By: Murtaza Ali Shah
LONDON: Pakistani girls are the biggest victims amongst Asian girl victims of child grooming gangs but the authorities have failed to take action because of their total focus is on white victims of child grooming by the English and the Muslim gangs.
A major report titled “Unheard Voices: the sexual exploitation of Asian girls and young women” suggests that cases of child grooming within the Asian communities fail to come under the police or the social services’ radar because the girls – who are often aged between 13 to 30 – fear they will not be believed or because they are threatened by their elders that their actions will bring shame and dishonour on their families and communities.
The report was released at the House of Commons where specialists, senior politicians and community experts welcomed the findings of the report and called on the authorities to look beyond their defined focus.

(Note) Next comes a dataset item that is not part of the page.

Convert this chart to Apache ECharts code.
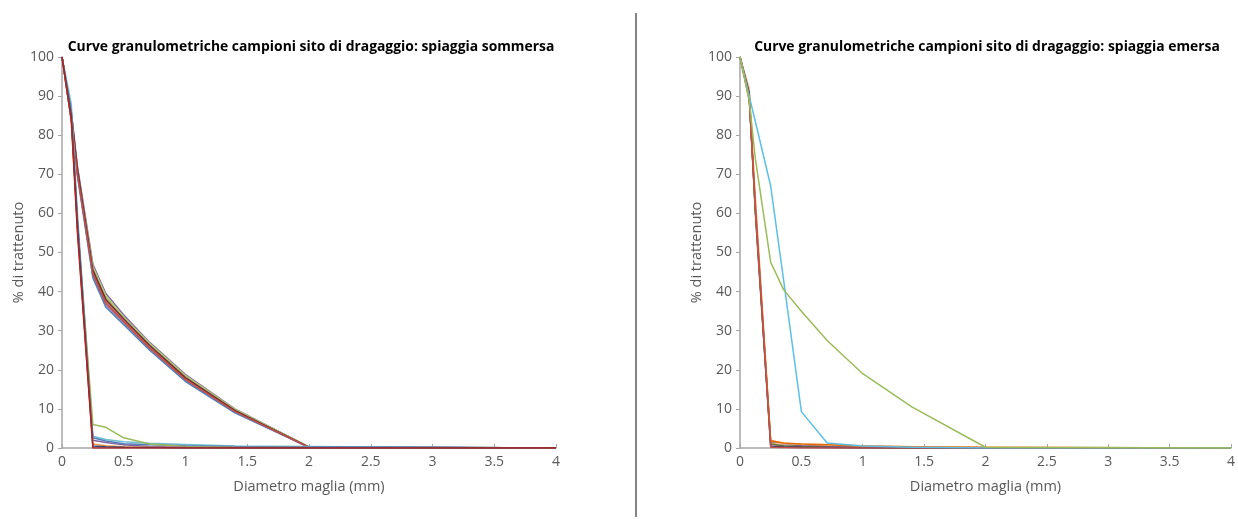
<!DOCTYPE html>
<html>
<head>
<meta charset="utf-8">
<script src="https://cdn.jsdelivr.net/npm/echarts@6/dist/echarts.min.js"></script>
<style>
  html, body { margin: 0; padding: 0; background: #fff; }
  #chart { width: 1238px; height: 519px; }
</style>
</head>
<body>
<div id="chart"></div>
<script>
// sieve openings (mm)
const sieve = [0, 0.075, 0.125, 0.25, 0.355, 0.5, 0.71, 1, 1.4, 2, 4];
const xTicks = [0, 0.5, 1, 1.5, 2, 2.5, 3, 3.5, 4];

// spiaggia sommersa - campioni sabbiosi
const som1 = [100, 86, 72, 47, 39.5, 34, 27, 18.8, 10, 0.3, 0];
const som2 = [100, 85, 71, 46, 38.5, 33.3, 26.5, 18.3, 9.8, 0.3, 0];
const som3 = [100, 84, 70, 45, 37.5, 32.5, 25.8, 17.8, 9.5, 0.2, 0];
const som4 = [100, 85, 70.5, 44, 36.5, 32, 25.3, 17.3, 9.2, 0.2, 0];
const som5 = [100, 84, 69.5, 43.5, 36, 31.5, 25, 17, 9, 0.2, 0];
const som6 = [100, 85, 71, 46.5, 39, 33.5, 26.8, 18.5, 9.9, 0.3, 0];
const som7 = [100, 86, 71.5, 45.5, 38, 33, 26.2, 18, 9.6, 0.2, 0];
const som8 = [100, 84, 70, 44.5, 37, 32.3, 25.5, 17.5, 9.3, 0.2, 0];
// spiaggia sommersa - campioni fini
const som9 = [100, 88, 60, 3, 2.2, 1.6, 1.2, 0.9, 0.5, 0.4, 0];
const som10 = [100, 86, 58, 2.6, 1.8, 1.1, 0.8, 0.6, 0.4, 0.3, 0];
const som11 = [100, 85, 57, 6, 5.3, 2.6, 1, 0.4, 0.2, 0.1, 0];
const som12 = [100, 85, 58, 2, 1.4, 0.8, 0.4, 0.2, 0.1, 0, 0];
const som13 = [100, 84, 56, 1, 0.6, 0.3, 0.2, 0.1, 0, 0, 0];
const som14 = [100, 85, 57, 0.5, 0.3, 0.2, 0.1, 0, 0, 0, 0];
const som15 = [100, 84, 55, 0, 0, 0, 0, 0, 0, 0, 0];

// spiaggia emersa
const eme1 = [100, 90, 83.5, 67, 43, 9.3, 1.3, 0.5, 0.2, 0, 0];
const eme2 = [100, 89, 74, 47.5, 40.5, 35, 27.5, 19, 10.5, 0.2, 0];
const eme3 = [100, 91, 64, 2, 1.2, 0.8, 0.5, 0.3, 0.2, 0, 0];
const eme4 = [100, 90, 62, 1.5, 1, 0.6, 0.4, 0.2, 0.1, 0, 0];
const eme5 = [100, 92, 63, 1.2, 1.1, 1, 0.9, 0.6, 0.3, 0.1, 0];
const eme6 = [100, 90, 61, 1, 0.6, 0.4, 0.2, 0.1, 0, 0, 0];
const eme7 = [100, 91, 60, 0.5, 0.3, 0.2, 0.1, 0, 0, 0, 0];
const eme8 = [100, 89, 62, 0.2, 0.1, 0, 0, 0, 0, 0, 0];
const eme9 = [100, 90, 61, 1.8, 1.3, 1, 0.8, 0.5, 0.3, 0.2, 0];

const somData = [som1, som2, som3, som4, som5, som6, som7, som8, som9, som10, som11, som12, som13, som14, som15];
const somColors = ['#8064A2', '#9BBB59', '#CD7371', '#9983B5', '#4F81BD', '#AFC97A', '#772C2A', '#C0504D',
  '#6FBDD1', '#4F81BD', '#9BBB59', '#8064A2', '#F79646', '#2C4D75', '#B22222'];
const emeData = [eme3, eme4, eme5, eme6, eme7, eme9, eme8, eme1, eme2];
const emeColors = ['#F79646', '#8064A2', '#FAC090', '#5F7530', '#4D3B62', '#E46C0A', '#C0504D', '#5BC0E8', '#9BBB59'];

const textColor = '#595959';
const font = 'Open Sans';

function makeX(idx) {
  return {
    type: 'value', gridIndex: idx, min: 0, max: 4, interval: 0.5,
    name: 'Diametro maglia (mm)', nameLocation: 'middle', nameGap: 31,
    nameTextStyle: { color: textColor, fontSize: 14.5, fontFamily: font },
    axisLine: { lineStyle: { color: '#A6A6A6', width: 1.5 } },
    axisTick: { inside: true, length: 4, lineStyle: { color: '#A6A6A6' } },
    axisLabel: { color: textColor, fontSize: 14, fontFamily: font, margin: 7,
      formatter: v => xTicks.indexOf(v) >= 0 ? String(v) : '' },
    splitLine: { show: false }
  }
}

function makeY(idx) {
  return {
    type: 'value', gridIndex: idx, min: 0, max: 100, interval: 10,
    name: '% di trattenuto', nameLocation: 'middle', nameGap: 36,
    nameTextStyle: { color: textColor, fontSize: 14.5, fontFamily: font },
    axisLine: { show: true, lineStyle: { color: '#A6A6A6', width: 1.5 } },
    axisTick: { show: true, length: 4, lineStyle: { color: '#A6A6A6' } },
    axisLabel: { color: textColor, fontSize: 14, fontFamily: font, margin: 8 },
    splitLine: { show: false }
  }
}

function makeSeries(list, colors, idx) {
  return list.map((vals, i) => ({
    type: 'line', xAxisIndex: idx, yAxisIndex: idx,
    showSymbol: false, symbol: 'none', silent: true,
    lineStyle: { color: colors[i], width: 1.5 },
    data: sieve.map((s, k) => [s, vals[k]])
  }))
}

const chart = echarts.init(document.getElementById('chart'), null, { renderer: 'canvas' });
chart.setOption({
  animation: false,
  title: [
    { text: 'Curve granulometriche campioni sito di dragaggio: spiaggia sommersa', left: 306, top: 35, textAlign: 'center',
      textStyle: { fontSize: 13.9, fontWeight: 'bold', color: '#000', fontFamily: font } },
    { text: 'Curve granulometriche campioni sito di dragaggio: spiaggia emersa', left: 982, top: 35, textAlign: 'center',
      textStyle: { fontSize: 13.9, fontWeight: 'bold', color: '#000', fontFamily: font } }
  ],
  grid: [
    { left: 62, top: 57, width: 494, height: 391 },
    { left: 740, top: 57, width: 494, height: 391 }
  ],
  xAxis: [makeX(0), makeX(1)],
  yAxis: [makeY(0), makeY(1)],
  graphic: [{
    type: 'line', shape: { x1: 636, y1: 13, x2: 636, y2: 517 },
    style: { stroke: '#595959', lineWidth: 1.5 }
  }],
  series: makeSeries(somData, somColors, 0).concat(makeSeries(emeData, emeColors, 1))
});
</script>
</body>
</html>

Shaista Gohir, MBE, author of the report and head of the Muslim Women’s Network UK, told The News in an interview: “In our research, the majority of victims of sexual exploitation were Muslim and two thirds – about 66 percent – were of Pakistani background. When victims were Pakistani, the offenders were also Pakistani. The Pakistani girls were being abused by Pakistani men from their own communities and being passed around for sex.”
Shaista Gohir, who is of Pakistani origin, said that the victim girls are unable to report because of honour and shame and being blackmailed by the men. “For too long there has been silence on this issue within Pakistani communities. There are people who know this is taking place but are not speaking out. These men must be named and shamed.”
Government minister Baroness Sayeeda Warsi told The News that Pakistani communities must realise the seriousness of the problem and take a stand against the perpetrators of crimes hiding in the communities. “The Muslim communities can no longer turn their heads away and blame others. The cases of Asian and Muslim female victims make for hard reading, but this report, and other research like it, is necessary if we are to take the action needed to stamp out these abhorrent crimes.”
Sue Berelowitz, the deputy children’s commissioner, said that the report breaks the myth that only white girls are victims of sexual exploitation by Asian or Muslim males as if these men only target girls from outside of their communities. She warned against stereotyping of Pakistanis, Asian or Muslims and stressed that predators come from all communities and are driven by criminality and selfishness. She said that most paedophiles and child sex groomers were from the white communities but added that victims, similarly, came from all backgrounds and ethnicities.
Nazir Afzal, head of the Crown Prosecution Service for the north-west, said the perpetrators in these so-called group-grooming cases do not limit their criminal behaviour to white girls, though most were. “We know that women and victims from minorities are even more reluctant to report these crimes, in part because of honour and shame issues. That is why this research is so important. It is the availability of victims coupled with their vulnerability that leads to them being targeted by these predators.”
Shadow Lord Chancellor Sadiq Khan told The News that child sexual exploitation is clearly a complex and widespread issue that is not limited to one community. “It is hoped that steps will now be taken to ensure they no longer continue to be overlooked by service providers and support agencies.” He blamed the coalition government’s fund cuts for support groups for the lack of reporting on hidden abuse of minors.
An overwhelming majority of child-sex offenders in Britain are white men but Pakistanis are over-represented amongst all ethnic communities as recent cases in Rotherham, Derby and Oxford showed that Asian men – led by Pakistani youth – groomed vulnerable white girls for prostitution and their own satisfaction.
The report says that most of the Asian victims came from London, the West Midlands, Yorkshire and Lancashire and in almost all cases vulnerable girls were groomed by younger boys or older “boyfriends” who then introduced them to other men and then passed them on.
Over a five-month period researchers gathered evidence mainly from professionals working in charitable organisations but also spoke to social services, police, youth work, health care, education, justice and voluntary organisations and uncovered 35 cases where young Asians said they had been victims of abuse. Most of the girls told the researchers that they had been abused by men from their own communities.